■ **Exercise instructions**
Write each line of the material exactly as given, from the top through the line that contains "plt.rcParams['hatch.linewidth'] = 1.2", and omit all pictures.

★ ★ ★

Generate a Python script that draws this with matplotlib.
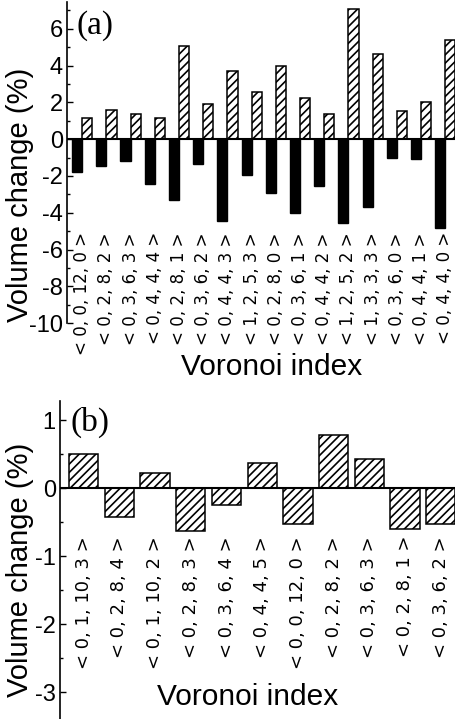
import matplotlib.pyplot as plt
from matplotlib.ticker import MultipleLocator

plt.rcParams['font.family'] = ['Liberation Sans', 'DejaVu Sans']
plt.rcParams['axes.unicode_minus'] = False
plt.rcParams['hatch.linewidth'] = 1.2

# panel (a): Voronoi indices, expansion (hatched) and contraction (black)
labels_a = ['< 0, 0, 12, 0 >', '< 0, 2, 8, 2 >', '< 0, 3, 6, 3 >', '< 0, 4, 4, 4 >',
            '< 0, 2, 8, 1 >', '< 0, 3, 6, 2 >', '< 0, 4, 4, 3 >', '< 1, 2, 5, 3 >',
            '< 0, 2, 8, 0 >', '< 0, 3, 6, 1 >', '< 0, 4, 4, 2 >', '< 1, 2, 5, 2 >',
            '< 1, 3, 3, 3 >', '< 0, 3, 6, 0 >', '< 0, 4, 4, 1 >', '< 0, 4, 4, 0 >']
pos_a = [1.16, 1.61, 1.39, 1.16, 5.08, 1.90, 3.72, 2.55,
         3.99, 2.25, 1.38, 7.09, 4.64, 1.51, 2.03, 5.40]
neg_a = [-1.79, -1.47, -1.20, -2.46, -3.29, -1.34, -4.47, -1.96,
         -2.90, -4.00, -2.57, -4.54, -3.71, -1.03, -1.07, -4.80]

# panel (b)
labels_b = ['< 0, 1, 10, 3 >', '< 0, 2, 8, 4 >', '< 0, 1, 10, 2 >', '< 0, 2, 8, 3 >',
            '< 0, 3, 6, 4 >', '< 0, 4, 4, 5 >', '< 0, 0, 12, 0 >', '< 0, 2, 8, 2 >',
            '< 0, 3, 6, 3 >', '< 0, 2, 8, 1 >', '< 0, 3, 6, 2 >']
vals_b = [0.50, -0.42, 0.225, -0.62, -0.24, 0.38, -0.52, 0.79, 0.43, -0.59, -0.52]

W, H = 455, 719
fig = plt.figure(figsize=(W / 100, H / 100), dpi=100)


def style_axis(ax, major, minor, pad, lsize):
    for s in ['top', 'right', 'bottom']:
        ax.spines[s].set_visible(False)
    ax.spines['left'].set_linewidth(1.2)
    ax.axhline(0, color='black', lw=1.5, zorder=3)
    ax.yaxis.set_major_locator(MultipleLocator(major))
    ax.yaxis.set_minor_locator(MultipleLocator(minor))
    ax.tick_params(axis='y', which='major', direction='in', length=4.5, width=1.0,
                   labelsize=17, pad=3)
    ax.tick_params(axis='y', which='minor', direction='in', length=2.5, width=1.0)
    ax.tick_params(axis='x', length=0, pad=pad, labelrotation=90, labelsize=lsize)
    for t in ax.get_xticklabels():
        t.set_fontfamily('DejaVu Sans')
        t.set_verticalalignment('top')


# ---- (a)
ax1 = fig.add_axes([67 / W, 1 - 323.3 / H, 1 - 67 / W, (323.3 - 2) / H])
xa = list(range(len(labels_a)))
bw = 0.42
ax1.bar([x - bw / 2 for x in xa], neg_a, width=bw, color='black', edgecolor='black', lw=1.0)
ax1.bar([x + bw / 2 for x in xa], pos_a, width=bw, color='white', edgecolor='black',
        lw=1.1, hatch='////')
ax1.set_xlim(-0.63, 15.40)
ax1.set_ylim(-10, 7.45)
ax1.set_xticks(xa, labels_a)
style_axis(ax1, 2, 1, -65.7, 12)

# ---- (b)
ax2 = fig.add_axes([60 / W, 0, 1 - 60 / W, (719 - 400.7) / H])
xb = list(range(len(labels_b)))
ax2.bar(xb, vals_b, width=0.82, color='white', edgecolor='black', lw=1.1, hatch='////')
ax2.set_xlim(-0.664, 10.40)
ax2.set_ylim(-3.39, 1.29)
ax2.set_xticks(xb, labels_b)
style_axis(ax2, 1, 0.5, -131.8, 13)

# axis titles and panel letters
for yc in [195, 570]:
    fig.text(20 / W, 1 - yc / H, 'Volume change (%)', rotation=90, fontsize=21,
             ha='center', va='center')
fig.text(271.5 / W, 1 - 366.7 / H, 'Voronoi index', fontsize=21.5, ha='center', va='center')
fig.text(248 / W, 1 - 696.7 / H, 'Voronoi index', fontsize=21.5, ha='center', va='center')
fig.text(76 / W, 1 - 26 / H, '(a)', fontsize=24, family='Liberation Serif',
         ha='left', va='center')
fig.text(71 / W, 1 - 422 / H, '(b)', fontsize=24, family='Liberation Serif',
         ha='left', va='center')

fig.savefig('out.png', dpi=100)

★ ★ ★

■ **Written response**
Generate a Python script that draws this with matplotlib.
import matplotlib.pyplot as plt
from matplotlib.ticker import MultipleLocator

plt.rcParams['font.family'] = ['Liberation Sans', 'DejaVu Sans']
plt.rcParams['axes.unicode_minus'] = False
plt.rcParams['hatch.linewidth'] = 1.2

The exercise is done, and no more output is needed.